Neither does Unforgotten shy away from the unglamorous reality of police work. It isn’t all hunches and high-octane chases. "We show a lot of the donkey work – knocking on doors and going through files," agrees Lang. "Watch police documentaries and you’ll see the diligent, studied quality of serious crime departments. Their offices aren’t beautifully designed temples to law enforcement, with people running around, shouting. It’s professionals, sitting quietly at their slightly ugly desks, ploughing through paperwork. There’s a lot of rummaging in brown boxes, especially with historic crime because it’s all pre-digital."
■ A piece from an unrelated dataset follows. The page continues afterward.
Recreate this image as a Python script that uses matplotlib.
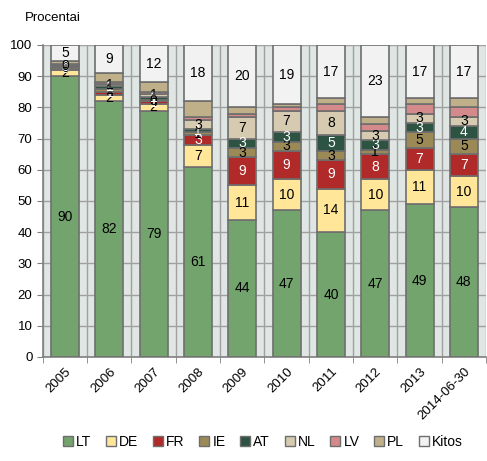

Sensitive, caring Cassie also represents a break from the past, when female TV detectives had to be go getters in a man’s world – from The Gentle Touch’s DI Maggie Forbes (the late Jill Gascoigne) to Prime Suspect’s DCI Jane Tennison (Helen Mirren). More recently, the likes of Sarah Lancashire in Happy Valley, Anna Friel in Marcella and Gillian Anderson in The Fall have been tougher and more sexually liberated than their snowflake-ish male colleagues.
"The likes of Lynda La Plante were writing at a time when there weren’t many senior female officers," says Lang. "Tennison had to be more male than the men. That was borne out by reality – I worked with Jackie Malton, upon whom Tennison was based, when she was a consultant on The Bill. She had to be tough to prevail. But that was 30 years ago. Things have moved on. There’s a woman [Dame Cressida Dick] in charge of the Met now. Women aren’t under the same pressure to prove themselves. Yet I hope Cassie adds something to the lineage of female detectives we’ve all grown up watching."